Ensure that the management decisions are made by managers and not by technicians. Management accountability is not a technical issue.

Keep both the planning and the development processes transparent, visible. Communicate within and outside the project, and market the product.

So, in addition to describing, or at least outlining some of our processes, I must say we feel that information technology planning is not a separate activity. It is an important dimension of business planning that has to be integrated. Real information technology costs have to be reflected in program budgets and projects—information technology projects and others—must be launched in the context of business plans. Their implementation must keep the business objectives always in the forefront. We must not let information technology become a separate planning or activity stream.

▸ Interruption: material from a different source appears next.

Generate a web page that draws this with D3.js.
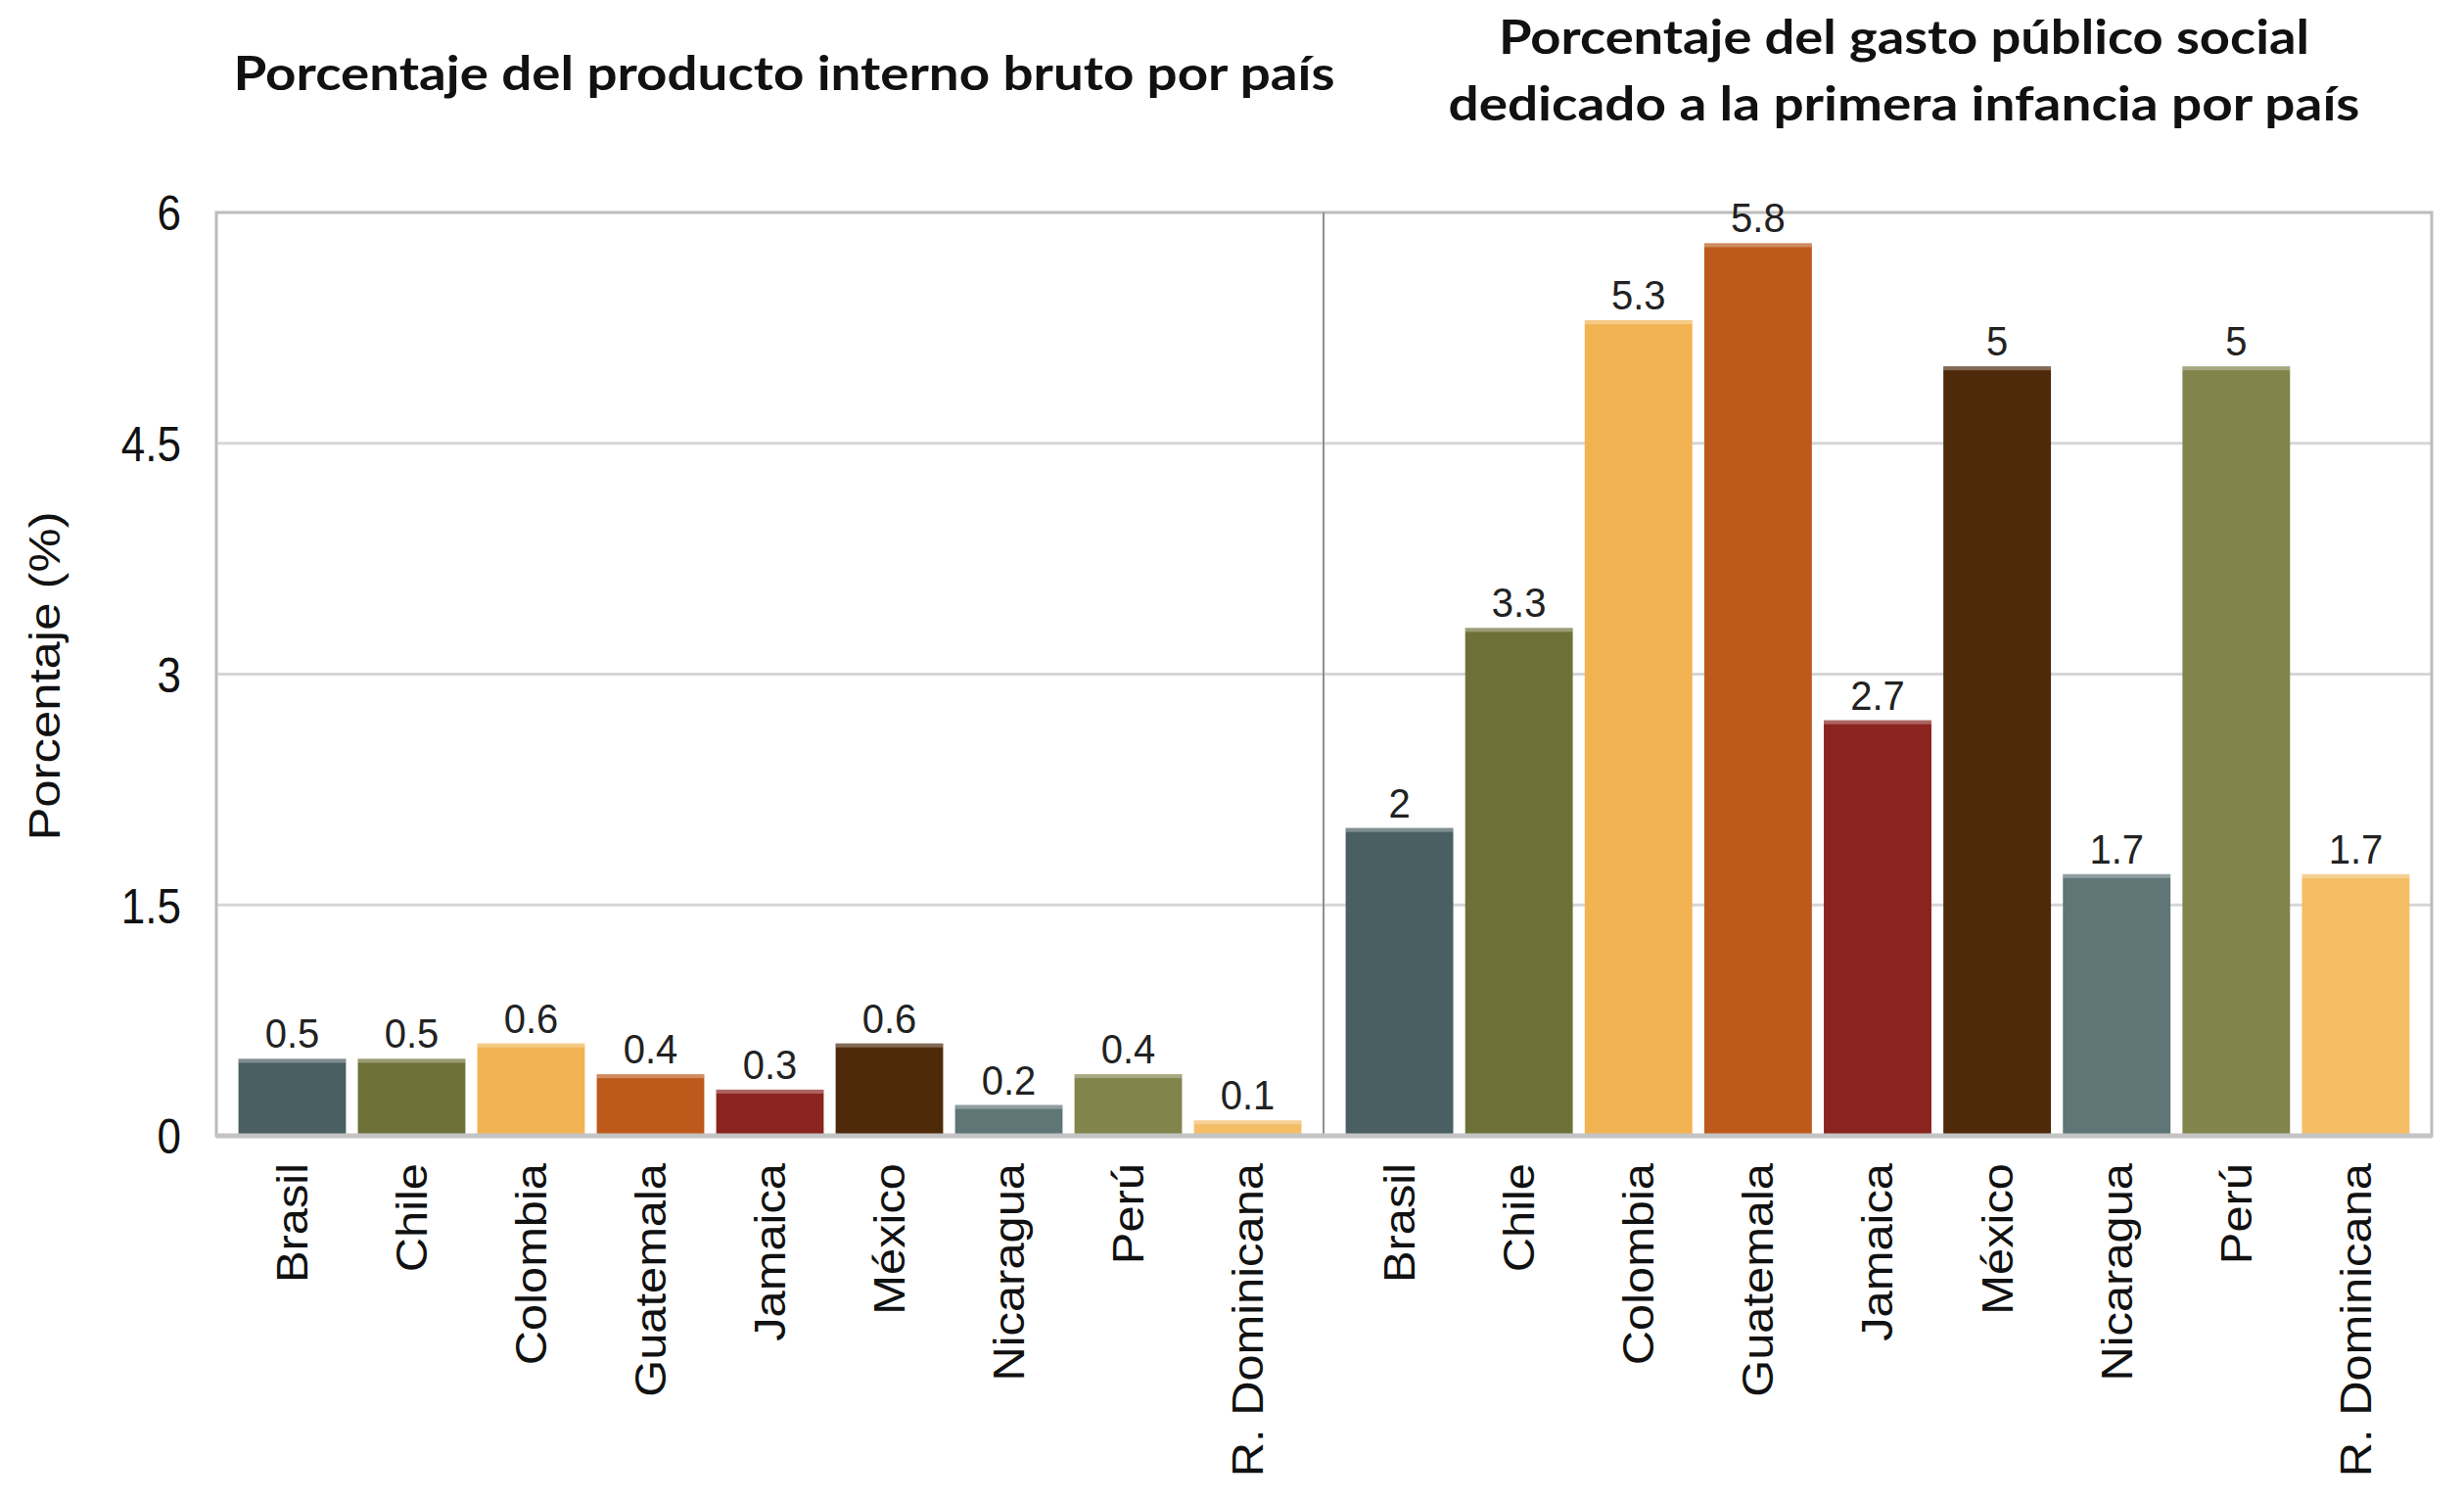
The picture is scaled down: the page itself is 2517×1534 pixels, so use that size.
<!DOCTYPE html>
<html>
<head>
<meta charset="utf-8">
<script src="https://cdn.jsdelivr.net/npm/d3@7"></script>
<style>
  body { margin: 0; background: #fff; }
  svg { display: block; }
</style>
</head>
<body>
<div id="chart"></div>
<script>
// data
const countries = ["Brasil", "Chile", "Colombia", "Guatemala", "Jamaica", "México", "Nicaragua", "Perú", "R. Dominicana"];
const pibValues = [0.5, 0.5, 0.6, 0.4, 0.3, 0.6, 0.2, 0.4, 0.1];
const gastoValues = [2, 3.3, 5.3, 5.8, 2.7, 5, 1.7, 5, 1.7];
const barColors = ["#4a5f62", "#6d7138", "#f2b352", "#bd5a1b", "#8b231f", "#4e2a0b", "#5f7576", "#81854c", "#f4bd66"];
const yTicks = [0, 1.5, 3, 4.5, 6];
const titleLeft = ["Porcentaje del producto interno bruto por país"];
const titleRight = ["Porcentaje del gasto público social", "dedicado a la primera infancia por país"];
const yLabel = "Porcentaje (%)";

let draw = function(){
    const width = 2517, height = 1534;
    const plot = {left: 221, mid: 1352, right: 2484, top: 217, bottom: 1160};

    var svg = d3.select("#chart").append("svg").attr("width", width).attr("height", height);

    var yScale = d3.scaleLinear().domain([0, 6]).range([plot.bottom, plot.top]);
    var xLeft = d3.scaleBand().domain(countries).range([plot.left, plot.mid]).paddingInner(0.1).paddingOuter(0.185);
    var xRight = d3.scaleBand().domain(countries).range([plot.mid, plot.right]).paddingInner(0.1).paddingOuter(0.185);

    // text in the picture is a bit taller than wide, so stretch vertically
    let stretched = function(g, x, y, sy, rotate){
        return g.append("text")
            .attr("transform", "translate(" + x + "," + y + ") scale(1," + sy + ")" + (rotate ? " rotate(-90)" : ""));
    };

    // gridlines
    svg.append("g").selectAll("line").data(yTicks.filter(d => d > 0 && d < 6)).enter().append("line")
        .attr("x1", plot.left).attr("x2", plot.right)
        .attr("y1", d => yScale(d)).attr("y2", d => yScale(d))
        .attr("stroke", "#d6d6d6").attr("stroke-width", 3);

    // frame
    svg.append("rect").attr("x", plot.left).attr("y", plot.top)
        .attr("width", plot.right - plot.left).attr("height", plot.bottom - plot.top)
        .attr("fill", "none").attr("stroke", "#bcbcbc").attr("stroke-width", 3);
    svg.append("line").attr("x1", plot.mid).attr("x2", plot.mid).attr("y1", plot.top).attr("y2", plot.bottom)
        .attr("stroke", "#8f8f8f").attr("stroke-width", 2);

    // bars for both panels
    let panel = function(values, xScale){
        var g = svg.append("g");
        g.selectAll("rect.bar").data(values).enter().append("rect")
            .attr("class", "bar")
            .attr("x", (d, i) => xScale(countries[i]))
            .attr("y", d => yScale(d))
            .attr("width", xScale.bandwidth())
            .attr("height", d => yScale(0) - yScale(d))
            .attr("fill", (d, i) => barColors[i]);
        // lighter strip on top of every bar
        g.selectAll("rect.hi").data(values).enter().append("rect")
            .attr("class", "hi")
            .attr("x", (d, i) => xScale(countries[i]))
            .attr("y", d => yScale(d))
            .attr("width", xScale.bandwidth())
            .attr("height", 4)
            .attr("fill", "#fff").attr("opacity", 0.3);

        values.forEach(function(d, i){
            var cx = xScale(countries[i]) + xScale.bandwidth() / 2;
            stretched(g, cx, yScale(d) - 11, 1.08, false)
                .attr("text-anchor", "middle")
                .attr("font-family", "'Liberation Sans', Arial, sans-serif")
                .attr("font-size", 40)
                .attr("fill", "#222")
                .text(d);
            stretched(g, cx, plot.bottom + 28, 1.11, true)
                .attr("text-anchor", "end")
                .attr("dy", "0.35em")
                .attr("font-family", "'Liberation Sans', Arial, sans-serif")
                .attr("font-size", 44)
                .attr("fill", "#111")
                .text(countries[i]);
        });
    };
    panel(pibValues, xLeft);
    panel(gastoValues, xRight);

    // baseline
    svg.append("line").attr("x1", plot.left).attr("x2", plot.right)
        .attr("y1", yScale(0)).attr("y2", yScale(0))
        .attr("stroke", "#c4c4c4").attr("stroke-width", 5);

    // y axis labels
    var yAxis = d3.axisLeft(yScale).tickValues(yTicks).tickSize(0).tickFormat(d => d);
    var ya = svg.append("g").attr("transform", "translate(185,0)").call(yAxis);
    ya.select(".domain").remove();
    ya.selectAll(".tick text").remove();
    ya.selectAll(".tick").each(function(d){
        stretched(d3.select(this), 0, 0, 1.13, false)
            .attr("text-anchor", "end")
            .attr("dy", "0.36em")
            .attr("font-family", "'Liberation Sans', Arial, sans-serif")
            .attr("font-size", 44)
            .attr("fill", "#111")
            .text(d);
    });

    stretched(svg, 61, (plot.top + plot.bottom) / 2 + 2, 1.13, true)
        .attr("text-anchor", "middle")
        .attr("font-family", "'Liberation Sans', Arial, sans-serif")
        .attr("font-size", 45)
        .attr("fill", "#111")
        .text(yLabel);

    // titles
    let title = function(txt, cx, y, len){
        svg.append("text").attr("x", cx).attr("y", y)
            .attr("text-anchor", "middle")
            .attr("font-family", "Lato, 'Open Sans', sans-serif")
            .attr("font-weight", 700)
            .attr("font-size", 47)
            .attr("fill", "#111")
            .attr("textLength", len).attr("lengthAdjust", "spacingAndGlyphs")
            .text(txt);
    };
    title(titleLeft[0], 801, 92, 1125);
    title(titleRight[0], 1945, 55, 828);
    title(titleRight[1], 1945, 123, 931);
};
draw();
</script>
</body>
</html>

Well, that concludes what I wanted to say. I hope you found something different, or at least of interest, and if it wasn't something completely different, perhaps, in the sense of Monty Python, we can think of it as part of the search for the Holy Grail.

 


Q In the context of program managers having their EDP dollars and choosing to invest or not invest those dollars, I'm wondering if that does imply, in your case, that those program managers are free to take those dollars and invest them outside the organization.

 

Gordon Brackstone

In principle, yes. There also are constraints, and one of the important constraints in our case, of course, is the confidentiality constraint that I mentioned. If they are involved in a survey that is collecting confidential data, it has to be in an environment in which that confidentiality is protected. But in principle, they are free to buy computing services from outside.